Data lines:

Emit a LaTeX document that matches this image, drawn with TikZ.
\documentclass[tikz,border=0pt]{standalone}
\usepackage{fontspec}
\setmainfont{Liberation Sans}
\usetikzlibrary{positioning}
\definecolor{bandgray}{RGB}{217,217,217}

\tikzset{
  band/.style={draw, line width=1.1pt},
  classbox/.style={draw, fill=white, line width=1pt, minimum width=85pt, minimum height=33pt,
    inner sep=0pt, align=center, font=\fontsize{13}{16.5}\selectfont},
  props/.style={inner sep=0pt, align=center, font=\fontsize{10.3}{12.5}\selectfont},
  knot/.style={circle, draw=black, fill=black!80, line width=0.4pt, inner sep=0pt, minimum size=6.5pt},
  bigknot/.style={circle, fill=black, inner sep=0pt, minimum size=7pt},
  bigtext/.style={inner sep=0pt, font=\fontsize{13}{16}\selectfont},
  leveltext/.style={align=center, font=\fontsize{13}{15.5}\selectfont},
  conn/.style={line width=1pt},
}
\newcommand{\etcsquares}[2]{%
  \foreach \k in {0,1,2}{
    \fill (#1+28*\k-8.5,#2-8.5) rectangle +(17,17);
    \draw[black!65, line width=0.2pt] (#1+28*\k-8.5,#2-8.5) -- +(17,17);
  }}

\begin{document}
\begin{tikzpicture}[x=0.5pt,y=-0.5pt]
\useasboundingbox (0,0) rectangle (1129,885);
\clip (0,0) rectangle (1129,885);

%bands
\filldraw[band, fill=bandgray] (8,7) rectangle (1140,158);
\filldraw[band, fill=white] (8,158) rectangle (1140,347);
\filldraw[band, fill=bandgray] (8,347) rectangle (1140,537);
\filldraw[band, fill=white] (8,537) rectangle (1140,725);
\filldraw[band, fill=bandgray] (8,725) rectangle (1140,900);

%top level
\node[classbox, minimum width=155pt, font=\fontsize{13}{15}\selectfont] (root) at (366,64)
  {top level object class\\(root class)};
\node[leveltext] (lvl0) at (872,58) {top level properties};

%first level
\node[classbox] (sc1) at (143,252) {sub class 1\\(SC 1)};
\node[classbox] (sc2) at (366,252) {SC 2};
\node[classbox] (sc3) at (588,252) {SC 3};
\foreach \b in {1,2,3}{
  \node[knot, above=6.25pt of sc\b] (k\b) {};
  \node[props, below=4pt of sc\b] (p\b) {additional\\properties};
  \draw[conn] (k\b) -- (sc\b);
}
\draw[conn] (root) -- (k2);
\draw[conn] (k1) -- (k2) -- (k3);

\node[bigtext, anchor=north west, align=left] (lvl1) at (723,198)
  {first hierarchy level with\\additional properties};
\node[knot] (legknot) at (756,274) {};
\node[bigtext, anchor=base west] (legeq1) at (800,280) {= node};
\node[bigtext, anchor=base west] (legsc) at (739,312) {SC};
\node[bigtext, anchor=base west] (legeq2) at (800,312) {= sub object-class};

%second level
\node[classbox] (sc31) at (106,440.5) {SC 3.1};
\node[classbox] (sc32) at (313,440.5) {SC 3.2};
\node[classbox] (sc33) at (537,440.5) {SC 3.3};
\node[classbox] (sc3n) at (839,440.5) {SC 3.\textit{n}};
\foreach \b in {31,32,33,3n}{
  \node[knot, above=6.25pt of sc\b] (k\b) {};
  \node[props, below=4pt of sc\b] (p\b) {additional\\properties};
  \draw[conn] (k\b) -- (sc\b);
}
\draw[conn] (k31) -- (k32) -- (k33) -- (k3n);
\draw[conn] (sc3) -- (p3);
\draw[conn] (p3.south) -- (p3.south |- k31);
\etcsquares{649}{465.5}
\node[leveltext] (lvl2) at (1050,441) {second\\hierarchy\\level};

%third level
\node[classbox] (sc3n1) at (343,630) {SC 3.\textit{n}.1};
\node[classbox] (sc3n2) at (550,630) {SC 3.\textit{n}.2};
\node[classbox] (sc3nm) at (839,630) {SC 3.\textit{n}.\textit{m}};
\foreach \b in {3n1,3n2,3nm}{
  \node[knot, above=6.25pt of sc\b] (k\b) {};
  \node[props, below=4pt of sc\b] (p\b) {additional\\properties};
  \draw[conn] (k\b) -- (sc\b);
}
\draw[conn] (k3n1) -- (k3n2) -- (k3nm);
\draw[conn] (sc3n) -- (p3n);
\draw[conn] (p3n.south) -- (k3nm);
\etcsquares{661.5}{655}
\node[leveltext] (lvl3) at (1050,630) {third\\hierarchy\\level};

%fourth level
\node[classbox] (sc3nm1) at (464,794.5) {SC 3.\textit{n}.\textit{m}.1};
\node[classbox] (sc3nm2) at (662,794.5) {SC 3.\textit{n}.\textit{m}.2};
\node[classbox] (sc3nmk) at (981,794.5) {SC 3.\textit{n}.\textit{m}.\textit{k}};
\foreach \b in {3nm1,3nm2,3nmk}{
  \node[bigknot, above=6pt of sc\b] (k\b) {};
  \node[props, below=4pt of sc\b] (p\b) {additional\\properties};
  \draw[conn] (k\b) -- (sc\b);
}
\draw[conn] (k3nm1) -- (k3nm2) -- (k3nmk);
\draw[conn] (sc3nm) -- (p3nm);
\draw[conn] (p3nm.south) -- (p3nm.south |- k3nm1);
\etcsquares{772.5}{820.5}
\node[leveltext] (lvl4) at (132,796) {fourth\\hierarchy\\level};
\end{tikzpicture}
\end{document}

Work to do: Give back the whole listing, word for word.

Solution to this task:
Emit a LaTeX document that matches this image, drawn with TikZ.
\documentclass[tikz,border=0pt]{standalone}
\usepackage{fontspec}
\setmainfont{Liberation Sans}
\usetikzlibrary{positioning}
\definecolor{bandgray}{RGB}{217,217,217}

\tikzset{
  band/.style={draw, line width=1.1pt},
  classbox/.style={draw, fill=white, line width=1pt, minimum width=85pt, minimum height=33pt,
    inner sep=0pt, align=center, font=\fontsize{13}{16.5}\selectfont},
  props/.style={inner sep=0pt, align=center, font=\fontsize{10.3}{12.5}\selectfont},
  knot/.style={circle, draw=black, fill=black!80, line width=0.4pt, inner sep=0pt, minimum size=6.5pt},
  bigknot/.style={circle, fill=black, inner sep=0pt, minimum size=7pt},
  bigtext/.style={inner sep=0pt, font=\fontsize{13}{16}\selectfont},
  leveltext/.style={align=center, font=\fontsize{13}{15.5}\selectfont},
  conn/.style={line width=1pt},
}
\newcommand{\etcsquares}[2]{%
  \foreach \k in {0,1,2}{
    \fill (#1+28*\k-8.5,#2-8.5) rectangle +(17,17);
    \draw[black!65, line width=0.2pt] (#1+28*\k-8.5,#2-8.5) -- +(17,17);
  }}

\begin{document}
\begin{tikzpicture}[x=0.5pt,y=-0.5pt]
\useasboundingbox (0,0) rectangle (1129,885);
\clip (0,0) rectangle (1129,885);

%bands
\filldraw[band, fill=bandgray] (8,7) rectangle (1140,158);
\filldraw[band, fill=white] (8,158) rectangle (1140,347);
\filldraw[band, fill=bandgray] (8,347) rectangle (1140,537);
\filldraw[band, fill=white] (8,537) rectangle (1140,725);
\filldraw[band, fill=bandgray] (8,725) rectangle (1140,900);

%top level
\node[classbox, minimum width=155pt, font=\fontsize{13}{15}\selectfont] (root) at (366,64)
  {top level object class\\(root class)};
\node[leveltext] (lvl0) at (872,58) {top level properties};

%first level
\node[classbox] (sc1) at (143,252) {sub class 1\\(SC 1)};
\node[classbox] (sc2) at (366,252) {SC 2};
\node[classbox] (sc3) at (588,252) {SC 3};
\foreach \b in {1,2,3}{
  \node[knot, above=6.25pt of sc\b] (k\b) {};
  \node[props, below=4pt of sc\b] (p\b) {additional\\properties};
  \draw[conn] (k\b) -- (sc\b);
}
\draw[conn] (root) -- (k2);
\draw[conn] (k1) -- (k2) -- (k3);

\node[bigtext, anchor=north west, align=left] (lvl1) at (723,198)
  {first hierarchy level with\\additional properties};
\node[knot] (legknot) at (756,274) {};
\node[bigtext, anchor=base west] (legeq1) at (800,280) {= node};
\node[bigtext, anchor=base west] (legsc) at (739,312) {SC};
\node[bigtext, anchor=base west] (legeq2) at (800,312) {= sub object-class};

%second level
\node[classbox] (sc31) at (106,440.5) {SC 3.1};
\node[classbox] (sc32) at (313,440.5) {SC 3.2};
\node[classbox] (sc33) at (537,440.5) {SC 3.3};
\node[classbox] (sc3n) at (839,440.5) {SC 3.\textit{n}};
\foreach \b in {31,32,33,3n}{
  \node[knot, above=6.25pt of sc\b] (k\b) {};
  \node[props, below=4pt of sc\b] (p\b) {additional\\properties};
  \draw[conn] (k\b) -- (sc\b);
}
\draw[conn] (k31) -- (k32) -- (k33) -- (k3n);
\draw[conn] (sc3) -- (p3);
\draw[conn] (p3.south) -- (p3.south |- k31);
\etcsquares{649}{465.5}
\node[leveltext] (lvl2) at (1050,441) {second\\hierarchy\\level};

%third level
\node[classbox] (sc3n1) at (343,630) {SC 3.\textit{n}.1};
\node[classbox] (sc3n2) at (550,630) {SC 3.\textit{n}.2};
\node[classbox] (sc3nm) at (839,630) {SC 3.\textit{n}.\textit{m}};
\foreach \b in {3n1,3n2,3nm}{
  \node[knot, above=6.25pt of sc\b] (k\b) {};
  \node[props, below=4pt of sc\b] (p\b) {additional\\properties};
  \draw[conn] (k\b) -- (sc\b);
}
\draw[conn] (k3n1) -- (k3n2) -- (k3nm);
\draw[conn] (sc3n) -- (p3n);
\draw[conn] (p3n.south) -- (k3nm);
\etcsquares{661.5}{655}
\node[leveltext] (lvl3) at (1050,630) {third\\hierarchy\\level};

%fourth level
\node[classbox] (sc3nm1) at (464,794.5) {SC 3.\textit{n}.\textit{m}.1};
\node[classbox] (sc3nm2) at (662,794.5) {SC 3.\textit{n}.\textit{m}.2};
\node[classbox] (sc3nmk) at (981,794.5) {SC 3.\textit{n}.\textit{m}.\textit{k}};
\foreach \b in {3nm1,3nm2,3nmk}{
  \node[bigknot, above=6pt of sc\b] (k\b) {};
  \node[props, below=4pt of sc\b] (p\b) {additional\\properties};
  \draw[conn] (k\b) -- (sc\b);
}
\draw[conn] (k3nm1) -- (k3nm2) -- (k3nmk);
\draw[conn] (sc3nm) -- (p3nm);
\draw[conn] (p3nm.south) -- (p3nm.south |- k3nm1);
\etcsquares{772.5}{820.5}
\node[leveltext] (lvl4) at (132,796) {fourth\\hierarchy\\level};
\end{tikzpicture}
\end{document}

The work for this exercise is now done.